8pm: Finished. I have completely fudged the neckline — one side is decidedly more cheongsam that the other — but I am choosing instead to call this a “design feature”. The skirt is hemmed, and while I realize the skirt is quite loose and should be taken in more at the seams for a better fit, I am choosing instead to call this “future proofing”. (I have other, far less flattering pictures that show the skirt is plainly too big, but I’m not sharing those with you, of course.)
8:10pm: Husband returns home and I model the dress for him. “It’s great!” he says. And then, more carefully: “I don’t know if you care, but there’s a few wrinkles back here near the z—” Let’s just say he didn’t get a chance to finish that sentence. Bless that wonderful man for trying to be helpful at the risk of losing an eye, though.
9pm: Realize that I have only basted the zipper in place. With visions of splitting open my dress in front of 200 horrified first year students, I rush back to the machine to restitch it.
11pm: Go to sleep. Have actual nightmare about sewing zippers.
Monday, Sept 8, 10:18am: dress has survived one lecture. Stroll into faculty meeting fashionably late. (Or more truthfully, hurry in, all sweaty from first lecture and hoofing it the 4 blocks between buildings.)
10:34am: Text message from my stylish colleague and friend:
Are you still reading? I can’t believe you made it this far into this lengthy post. You must be some kind of sewing nerd, no? So ok, I’ll give you more nerdy details about my own modifications and what I hope is helpful information if you decide to try sewing this dress yourself:
- Instead of using the small facing for the upper right front (the yellow section), I doubled up the fabric on this piece — a full facing — for more coverage since it covers most of the bust area. All other pieces were single layer.
- I cut a size 36, but I ended up having to cut off at least three inches of fabric on either side of the centre back torso to make it fit. I didn’t cut much off the centre back skirt, but I should have — it’s definitely a bit too loose. I usually err on the side of cutting one size larger, but I must remind myself in future that I need to err the opposite way when cutting stretch fabrics.

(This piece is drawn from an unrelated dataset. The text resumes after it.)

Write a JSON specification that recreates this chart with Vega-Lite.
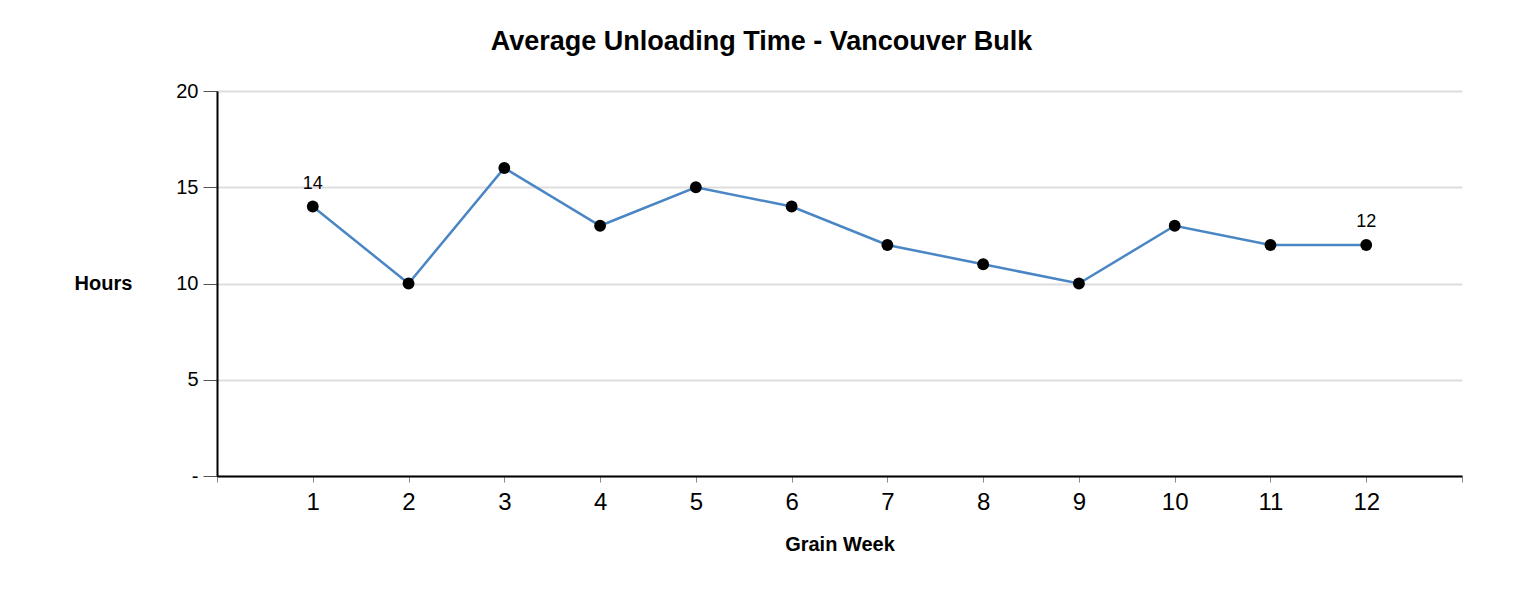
{
  "$schema": "https://vega.github.io/schema/vega-lite/v6.json",
  "width": 1245,
  "height": 385,
  "autosize": {"type": "none"},
  "padding": {"left": 217, "top": 91, "right": 60, "bottom": 120},
  "background": "white",
  "title": {
    "text": "Average Unloading Time - Vancouver Bulk",
    "font": "Liberation Sans",
    "fontSize": 27,
    "fontWeight": "bold",
    "color": "black",
    "anchor": "middle",
    "offset": 25,
    "dx": -78
  },
  "config": {
    "view": {"stroke": null},
    "font": "Liberation Sans"
  },
  "data": {
    "values": [
      {"week": 1, "hours": 14},
      {"week": 2, "hours": 10},
      {"week": 3, "hours": 16},
      {"week": 4, "hours": 13},
      {"week": 5, "hours": 15},
      {"week": 6, "hours": 14},
      {"week": 7, "hours": 12},
      {"week": 8, "hours": 11},
      {"week": 9, "hours": 10},
      {"week": 10, "hours": 13},
      {"week": 11, "hours": 12},
      {"week": 12, "hours": 12}
    ]
  },
  "encoding": {
    "x": {
      "field": "week",
      "type": "quantitative",
      "scale": {"domain": [0, 13], "nice": false, "zero": false},
      "axis": {
        "title": "Grain Week",
        "titleFont": "Liberation Sans",
        "titleFontSize": 20,
        "titleFontWeight": "bold",
        "titleColor": "black",
        "titleBaseline": "middle",
        "titleY": 68,
        "values": [0, 1, 2, 3, 4, 5, 6, 7, 8, 9, 10, 11, 12, 13],
        "labelExpr": "datum.value >= 1 && datum.value <= 12 ? datum.label : ''",
        "labelFont": "Liberation Sans",
        "labelFontSize": 24,
        "labelColor": "black",
        "labelPadding": 8,
        "labelFlush": false,
        "labelOverlap": false,
        "domainColor": "black",
        "domainWidth": 2,
        "tickColor": "#888888",
        "tickSize": 6,
        "tickWidth": 1,
        "grid": false
      }
    },
    "y": {
      "field": "hours",
      "type": "quantitative",
      "scale": {"domain": [0, 20], "nice": false},
      "axis": {
        "title": "Hours",
        "titleFont": "Liberation Sans",
        "titleFontSize": 20,
        "titleFontWeight": "bold",
        "titleColor": "black",
        "titleAngle": 0,
        "titleAlign": "center",
        "titleBaseline": "middle",
        "titleX": -114,
        "titleY": 192,
        "values": [0, 5, 10, 15, 20],
        "labelExpr": "datum.value == 0 ? '-' : datum.label",
        "labelFont": "Liberation Sans",
        "labelFontSize": 20,
        "labelColor": "black",
        "labelPadding": 5,
        "labelFlush": false,
        "domainColor": "black",
        "domainWidth": 2,
        "tickColor": "#555555",
        "tickSize": 14,
        "tickWidth": 1,
        "grid": true,
        "gridColor": "#dddddd",
        "gridWidth": 2
      }
    }
  },
  "layer": [
    {
      "mark": {"type": "line", "color": "#4a86c4", "strokeWidth": 2.5}
    },
    {
      "mark": {"type": "point", "filled": true, "color": "black", "size": 140, "opacity": 1}
    },
    {
      "transform": [{"filter": "datum.week == 1 || datum.week == 12"}],
      "mark": {"type": "text", "font": "Liberation Sans", "fontSize": 18, "color": "black", "baseline": "alphabetic", "dy": -18},
      "encoding": {"text": {"field": "hours", "type": "quantitative"}}
    }
  ]
}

- The “Cutting Out” section of the pattern for View B is missing a bunch of pieces: 1. Yellow stretch jersey: add piece 25 (right upper back) and piece 30 (back right facing) 2. Beige stretch jersey is missing altogether: you have to cut out piece 22 (upper left front), 25 (left upper back), and 30 (left back facing)
- Several of the pattern pieces (#21, 22, and 24) have separate sections within the piece that are meant to be cut separately. It does mention this in the “Preparations” section of the pattern but it’s easy to miss so I’ll reinforce that bit of very important information here: 1. Piece 21 has a band of facing that appears to be part of piece 21 but should be cut separately with its own seam allowance and sewn in place to create a facing. 2. Ditto for piece 22. 3. Piece 24 (the front skirt), should be cut in 3 separate sections. Cut out each of the 3 pieces with their own seam allowances and then sew them back together to create the diagonal seam lines on the front of the skirt.
- I put big X’s on the wrong sides of all pieces with blue tailor’s chalk, because I can’t tell the right from wrong sides on ponte knit, and it would have been really easy to get these pieces all turned around. I also discovered that blue chalk goes straight through yellow fabric to show on the right side. Design feature, baby!
- I couldn’t find a zipper long enough to go the whole length of the dress, so I just left an unfinished vent at the back. This ponte knit doesn’t fray at all so it looks just fine. If I had been organized I would’ve planned to have extra seam allowance at the bottom vent and figured out where to place that at the cutting phase, but that seemed far too mathy.
- I opted not to bother with the tucks at the shoulders, primarily because I had no idea what the hell the instructions for doing them meant.
- I didn’t add 3 snaps at along the edge where the yellow front meets the beige front as the pattern directs. I think that would just create lumps. Instead I topstitched them together along the length of the yellow edge.
Right Now, as this is published: the dress is sitting in the laundry basket, awaiting its non-prewashed fate…fingers crossed.
UPDATE: Burda, you cheeky little devil, you! I just discovered that you added a Diagonal Lines Dress Sewing Lesson, complete with detailed instructions and illustrations, to your website on March 4th! It’s awesome that you made this bonus material, especially since the actual pattern directions are messed up and haven’t been corrected. I guess you didn’t want to be too braggy about it though, since you didn’t put a link to it from the Diagonal Lines Dress pattern page. [Cripes, Burda, WTF?]